■ **What the exercise asks**:
Count the lines below that contain the word "this", and report only that number.

Entries with chart source code:
▽

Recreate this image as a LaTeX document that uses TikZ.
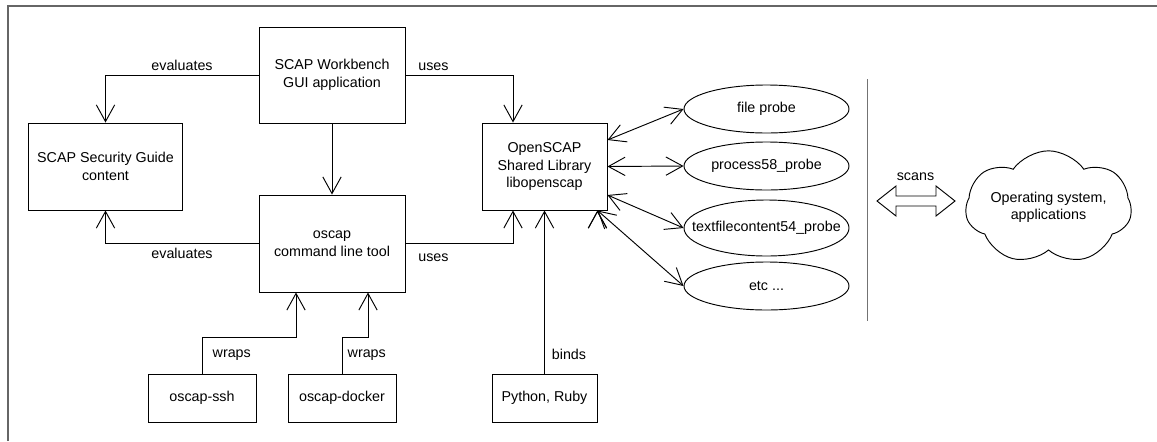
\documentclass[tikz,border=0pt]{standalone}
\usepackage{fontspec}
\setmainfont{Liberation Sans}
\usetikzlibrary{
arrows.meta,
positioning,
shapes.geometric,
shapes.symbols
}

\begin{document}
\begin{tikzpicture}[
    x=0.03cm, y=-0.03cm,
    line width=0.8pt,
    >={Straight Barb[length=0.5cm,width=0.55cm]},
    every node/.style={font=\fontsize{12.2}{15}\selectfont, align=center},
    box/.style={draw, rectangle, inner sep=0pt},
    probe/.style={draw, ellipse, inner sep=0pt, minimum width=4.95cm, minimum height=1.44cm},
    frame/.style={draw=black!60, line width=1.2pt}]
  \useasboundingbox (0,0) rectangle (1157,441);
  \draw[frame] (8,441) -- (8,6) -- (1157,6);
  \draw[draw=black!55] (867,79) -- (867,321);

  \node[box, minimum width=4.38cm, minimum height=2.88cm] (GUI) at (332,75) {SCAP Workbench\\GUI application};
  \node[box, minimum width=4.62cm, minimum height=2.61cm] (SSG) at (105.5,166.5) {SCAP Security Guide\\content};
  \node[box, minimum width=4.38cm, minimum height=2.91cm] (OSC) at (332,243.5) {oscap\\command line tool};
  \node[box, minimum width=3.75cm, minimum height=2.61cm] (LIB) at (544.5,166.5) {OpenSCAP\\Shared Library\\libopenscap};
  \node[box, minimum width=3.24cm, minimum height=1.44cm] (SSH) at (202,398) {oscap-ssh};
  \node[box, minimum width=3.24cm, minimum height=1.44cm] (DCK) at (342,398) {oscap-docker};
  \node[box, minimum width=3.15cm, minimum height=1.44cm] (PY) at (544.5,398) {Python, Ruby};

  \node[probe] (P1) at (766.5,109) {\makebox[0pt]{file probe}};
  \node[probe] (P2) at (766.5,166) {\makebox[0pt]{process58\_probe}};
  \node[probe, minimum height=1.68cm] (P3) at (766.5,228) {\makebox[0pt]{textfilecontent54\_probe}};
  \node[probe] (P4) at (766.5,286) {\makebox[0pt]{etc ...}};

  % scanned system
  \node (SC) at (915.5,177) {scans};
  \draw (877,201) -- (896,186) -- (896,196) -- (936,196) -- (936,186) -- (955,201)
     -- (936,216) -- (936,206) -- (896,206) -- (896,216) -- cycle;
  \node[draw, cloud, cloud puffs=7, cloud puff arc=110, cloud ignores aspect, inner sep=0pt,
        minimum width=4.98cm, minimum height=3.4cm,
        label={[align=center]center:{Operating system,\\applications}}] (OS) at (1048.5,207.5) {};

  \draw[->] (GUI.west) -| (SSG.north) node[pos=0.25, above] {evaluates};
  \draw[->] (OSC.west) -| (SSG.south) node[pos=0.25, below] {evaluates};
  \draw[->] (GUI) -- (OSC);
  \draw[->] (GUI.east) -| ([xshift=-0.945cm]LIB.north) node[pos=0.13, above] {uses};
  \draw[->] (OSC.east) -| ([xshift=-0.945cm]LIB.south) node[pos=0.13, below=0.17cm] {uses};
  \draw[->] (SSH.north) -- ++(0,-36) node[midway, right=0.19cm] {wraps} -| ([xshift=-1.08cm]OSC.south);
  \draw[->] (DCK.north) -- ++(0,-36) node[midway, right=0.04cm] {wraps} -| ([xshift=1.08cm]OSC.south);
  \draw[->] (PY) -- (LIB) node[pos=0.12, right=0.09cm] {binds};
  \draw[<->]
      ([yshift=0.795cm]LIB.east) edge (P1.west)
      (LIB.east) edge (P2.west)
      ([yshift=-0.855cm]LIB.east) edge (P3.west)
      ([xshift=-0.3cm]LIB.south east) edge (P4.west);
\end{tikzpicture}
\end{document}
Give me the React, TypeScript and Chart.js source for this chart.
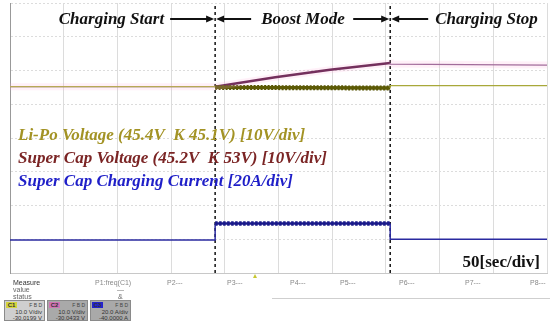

△

■ **Task response**:
2